I’m likely still not in the correct mindset but not sure what I’m missing.
It's optimized for timeseries data, so queries and inserts may be faster and the storage requirements may be lower. Other than that, Postgres can probably do everything influx can do and more.
Maybe not in this specific case, but in general Prometheus my preferred TSDB sitting between Telegraf and Grafana
If you need further scale-out there are options for federating Prometheus instances as well.
Trying to get a change merged into the codebase is a nightmare though. Especially if it's in a plug-in that isn't a money earner for InfluxDB.
The reason merges have been a problem is that historically there was only a couple of people involved in the project doing all of the code reviews, and new plugins are usually large chunks of new code that interact with products or protocols those reviewers aren't familiar with, so there is a steep learning curve just to properly review code contributions.
Last year we formed a new maintainers team that is a mix of InfluxData staff and community contributors who are working together to review and land code changes. This has significantly increased the rate they're getting through PRs but there's still a very large backlog to get through, plus new stuff coming in all the time.
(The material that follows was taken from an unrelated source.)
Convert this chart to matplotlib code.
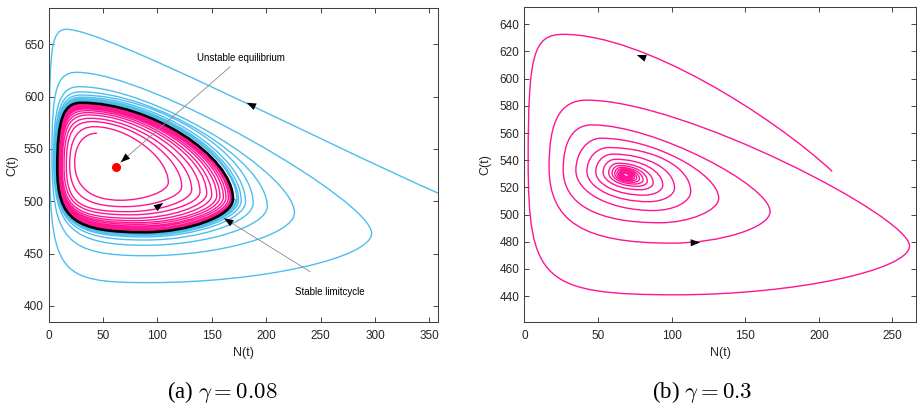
import numpy as np
import matplotlib
matplotlib.use('Agg')
import matplotlib.pyplot as plt
from matplotlib.path import Path
from matplotlib.patches import PathPatch

plt.rcParams['font.family'] = ['Liberation Sans', 'DejaVu Sans']
plt.rcParams['mathtext.fontset'] = 'cm'

# ------------------------------------------------------------------
# DATA
# Trajectories are given by their successive turning points, in the
# order of travel: (start,) top, left, bottom, right, top, ...
# ------------------------------------------------------------------
# Panel (a): gamma = 0.08
a_xticks = [0, 50, 100, 150, 200, 250, 300, 350]
a_yticks = [400, 450, 500, 550, 600, 650]
a_blue_N = [358.3,
            16.6, 0.7, 93, 297,
            25.7, 3.0, 90, 226,
            28, 4.5, 89, 201,
            29, 5.5, 89, 188,
            29.5, 6.2, 88.5, 181,
            30, 6.8, 88.5, 177,
            30, 7.2, 88, 174.5,
            30, 7.5, 88, 173,
            30, 7.7, 88, 172]
a_blue_C = [507.7,
            664.3, 565, 422.3, 469.5,
            623.2, 545, 448, 489,
            609.5, 540, 458, 495,
            604.5, 537, 463, 498,
            601.5, 535, 466, 499.5,
            599.5, 534, 467.5, 500.5,
            598, 533, 468.5, 501,
            597, 533, 469.3, 501.5,
            596, 532.5, 470, 501.8]
a_pink_N = [44, 23.9, 66, 110,
            42, 19.3, 70, 122.3,
            40, 16.2, 73, 131.5,
            38, 14.1, 76, 139.1,
            36.5, 12.5, 78, 145.3,
            35.5, 11.3, 80, 149.9,
            34.5, 10.4, 82, 154.5,
            33.5, 9.8, 83, 157.5,
            33, 9.2, 84, 160.6,
            32.5, 8.8, 85, 163,
            32, 8.5, 86, 165.2,
            31.5, 8.3, 87, 166.8,
            31, 8.1, 87.5, 168,
            30.5, 8.0, 88, 169]
a_pink_C = [565, 537, 501, 518,
            571.3, 535, 494.9, 514,
            576.1, 534, 490.1, 511,
            579.3, 533.5, 487.1, 509,
            582.5, 533, 483.8, 507.5,
            584.7, 533, 481.5, 506,
            586.6, 532.5, 479.6, 505,
            588.2, 532.5, 478, 504.5,
            589.4, 532, 476.4, 504,
            590.4, 532, 475.2, 503.5,
            591.3, 532, 473.8, 503,
            592.3, 532, 472.9, 502.5,
            593.1, 532, 472, 502.2,
            593.7, 532, 471.3, 502]
# limit cycle: right, top, left, bottom, right
a_cycle_N = [169.5, 30, 7.9, 88, 169.5]
a_cycle_C = [502, 594.2, 532, 470.4, 502]
a_eq_N, a_eq_C = 61.6, 533.1

# Panel (b): gamma = 0.3
b_xticks = [0, 50, 100, 150, 200, 250]
b_yticks = [440, 460, 480, 500, 520, 540, 560, 580, 600, 620, 640]
b_N = [208.8,
       26.5, 2.6, 103, 261.6,
       42.4, 16.8, 100, 166.9,
       46, 26.4, 92, 132,
       52, 35, 87.6, 113,
       57, 42.5, 84.5, 102,
       60, 48.5, 81.3, 94,
       62, 53.5, 78.8, 87.5,
       63.5, 57.3, 76.8, 83.5,
       64.6, 59.6, 75.2, 80.6,
       65.4, 61.4, 73.9, 78.2,
       66.1, 62.9, 72.9, 76.3,
       66.6, 64.1, 72.1, 74.8,
       67.1, 65.0, 71.4, 73.6,
       67.4, 65.8, 70.9, 72.6,
       67.7, 66.4, 70.5, 71.9,
       67.9, 66.8, 70.2, 71.3,
       68.1, 67.3, 69.8, 70.7]
b_C = [532.1,
       632.6, 540, 441, 477,
       584.2, 535, 479, 502.2,
       566, 533, 494, 512,
       556.2, 532.5, 503, 517,
       549.3, 532, 509.5, 519.5,
       544.5, 531.5, 514.3, 521.5,
       540.7, 531.2, 518.3, 523.3,
       537.8, 530.9, 520.8, 524.5,
       536.1, 530.6, 522.5, 525.4,
       534.7, 530.3, 523.8, 526.2,
       533.6, 530.1, 524.9, 526.8,
       532.7, 529.9, 525.8, 527.3,
       532.0, 529.8, 526.4, 527.7,
       531.4, 529.6, 527.0, 528.0,
       531.0, 529.6, 527.4, 528.2,
       530.7, 529.5, 527.8, 528.4,
       530.3, 529.4, 528.1, 528.6]

# ------------------------------------------------------------------
# drawing helpers (smooth Bezier curves between turning points)
# ------------------------------------------------------------------
CYCLE = 'RTLB'


def point_kinds(first, n):
    if first == 'S':
        return ['S'] + [CYCLE[(1 + i) % 4] for i in range(n - 1)]
    j = CYCLE.index(first)
    return [CYCLE[(j + i) % 4] for i in range(n)]


def handle(kind, p, q, h):
    if kind == 'S':
        return np.array([h[0] * (q[0] - p[0]), h[1] * (q[1] - p[1])])
    if kind in 'RL':
        return np.array([0.0, h * (q[1] - p[1])])
    return np.array([h * (q[0] - p[0]), 0.0])


def trajectory_path(N, C, first, styles):
    kinds = point_kinds(first, len(N))
    pts = np.column_stack([N, C]).astype(float)
    verts = [pts[0]]
    codes = [Path.MOVETO]
    for i in range(len(pts) - 1):
        seg = kinds[i] + kinds[i + 1]
        loop = kinds[:i + 1].count('T')
        st = styles[min(loop, len(styles) - 1)]
        h0, h1 = st[seg]
        p, q = pts[i], pts[i + 1]
        verts += [p + handle(kinds[i], p, q, h0),
                  q + handle(kinds[i + 1], q, p, h1), q]
        codes += [Path.CURVE4] * 3
    return Path(np.array(verts), codes)


def draw(ax, N, C, first, styles, color, lw, z):
    ax.add_patch(PathPatch(trajectory_path(N, C, first, styles),
                           facecolor='none', edgecolor=color, lw=lw,
                           joinstyle='round', capstyle='round', zorder=z))


def head(ax, x, y, ux, uy, L=9):
    # arrowhead at (x, y); (ux, uy) is the direction on screen
    ax.annotate('', xy=(x, y), xycoords='data',
                xytext=(-ux * L, -uy * L), textcoords='offset points',
                arrowprops=dict(arrowstyle='-|>,head_length=0.85,head_width=0.32',
                                mutation_scale=8, fc='k', ec='k', lw=0.0,
                                shrinkA=0, shrinkB=0), zorder=6)


D = {'ST': ((0.33, 0.33), 0.1), 'TL': (0.75, 0.75), 'LB': (0.8, 0.8),
     'BR': (0.5, 0.5), 'RT': (0.45, 0.45)}
styles_blue = [D,
               {'TL': (0.85, 0.85), 'LB': (0.95, 0.95), 'BR': (0.5, 0.5), 'RT': (0.2, 0.25)},
               {'TL': (0.8, 0.8), 'LB': (0.85, 0.85), 'BR': (0.5, 0.5), 'RT': (0.3, 0.35)},
               {'TL': (0.75, 0.75), 'LB': (0.8, 0.8), 'BR': (0.5, 0.5), 'RT': (0.4, 0.4)},
               D]
styles_pink = [D,
               {'TL': (0.6, 0.6), 'LB': (0.65, 0.65), 'BR': (0.5, 0.5), 'RT': (0.45, 0.45)},
               {'TL': (0.68, 0.68), 'LB': (0.72, 0.72), 'BR': (0.5, 0.5), 'RT': (0.45, 0.45)},
               D]
E = {'TL': (0.55, 0.55), 'LB': (0.55, 0.55), 'BR': (0.55, 0.55), 'RT': (0.55, 0.55)}
styles_b = [{'ST': ((0.22, 0.4), 0.3)},
            {'TL': (0.85, 0.85), 'LB': (0.9, 0.9), 'BR': (0.5, 0.5), 'RT': (0.2, 0.3)},
            {'TL': (0.7, 0.7), 'LB': (0.72, 0.72), 'BR': (0.5, 0.5), 'RT': (0.3, 0.35)},
            {'TL': (0.65, 0.65), 'LB': (0.65, 0.65), 'BR': (0.5, 0.5), 'RT': (0.4, 0.45)},
            E]

BLUE = '#4DBEEE'
PINK = '#FF1493'
AX_COLOR = '#262626'

fig = plt.figure(figsize=(9.17, 4.08), dpi=100)
axA = fig.add_axes([0.0531, 0.2108, 0.4242, 0.7689])
axB = fig.add_axes([0.5718, 0.2108, 0.4271, 0.7713])


def style_axes(ax, xt, yt, xlim, ylim, ylab_x):
    ax.set_xlim(*xlim)
    ax.set_ylim(*ylim)
    ax.set_xticks(xt)
    ax.set_yticks(yt)
    ax.tick_params(direction='in', length=3.5, width=0.6, top=True, right=True,
                   labelsize=8.5, colors=AX_COLOR)
    ax.tick_params(axis='x', pad=5.5)
    ax.tick_params(axis='y', pad=3.5)
    for s in ax.spines.values():
        s.set_color('#404040')
        s.set_linewidth(0.75)
    ax.set_xlabel('N(t)', fontsize=9, color=AX_COLOR)
    ax.set_ylabel('C(t)', fontsize=9, color=AX_COLOR)
    ax.xaxis.set_label_coords(0.5, -0.099)
    ax.xaxis.label.set_verticalalignment('center')
    ax.yaxis.set_label_coords(ylab_x, 0.5)
    ax.yaxis.label.set_verticalalignment('center')


# ---- panel (a) ----
style_axes(axA, a_xticks, a_yticks, (0, 357.7), (384.7, 684.4), -0.094)
draw(axA, a_blue_N, a_blue_C, 'S', styles_blue, BLUE, 1.0, 2)
draw(axA, a_pink_N, a_pink_C, 'T', styles_pink, PINK, 1.0, 3)
draw(axA, a_cycle_N, a_cycle_C, 'R', [D], 'black', 1.9, 4)
axA.plot([a_eq_N], [a_eq_C], 'o', color='red', ms=5.5, zorder=5)
head(axA, 182, 594.2, -0.904, 0.427)
head(axA, 105.4, 498.5, 0.82, 0.57)
# annotations
axA.annotate('', xy=(66.2, 537.3), xytext=(166.9, 628.6),
             arrowprops=dict(arrowstyle='-', color='#8a8a8a', lw=0.6,
                             shrinkA=0, shrinkB=0), zorder=5)
head(axA, 66.2, 537.3, -0.753, -0.658)
axA.text(176.4, 636.5, 'Unstable equilibrium', fontsize=7, ha='center',
         va='center', color='black')
axA.annotate('', xy=(161.2, 483.8), xytext=(240.3, 432.8),
             arrowprops=dict(arrowstyle='-', color='#8a8a8a', lw=0.6,
                             shrinkA=0, shrinkB=0), zorder=5)
head(axA, 161.2, 483.8, -0.85, 0.528)
axA.text(258.3, 413, 'Stable limitcycle', fontsize=7, ha='center',
         va='center', color='black')

# ---- panel (b) ----
style_axes(axB, b_xticks, b_yticks, (0, 266), (421, 652.5), -0.1003)
draw(axB, b_N, b_C, 'S', styles_b, PINK, 1.0, 3)
head(axB, 76.4, 617.4, -0.938, 0.347)
head(axB, 119.4, 479.5, 1.0, 0.03)

# captions
fig.text(222.6 / 917, 0.04, r'(a) $\gamma = 0.08$', fontsize=16.5,
         family=['Liberation Serif', 'DejaVu Serif'], ha='center', va='center')
fig.text(702.5 / 917, 0.04, r'(b) $\gamma = 0.3$', fontsize=16.5,
         family=['Liberation Serif', 'DejaVu Serif'], ha='center', va='center')

fig.savefig('out.png', dpi=100)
Anybody who wants to see new code and plugins land in Telegraf faster can ask to join the maintainers team. You'll need to be familiar with the codebase and willing to work on any plugins of functionality that come in (a lot of plugins come from people building things for their own job/product).
You don't need to host InfluxDb and Grafana yourself. I would also consider gathering logs and traces to troubleshoot problems. Straightforward with top tier observability vendors, harder to do it on your own.
Disclaimer: I'm employee of Sumo Logic.
The one thing I would add to this guide is enabling HTTPS for the whole stack, if you are transmitting over the public internet. Fortunately, it is quite straightforward (and free) with Let's Encrypt.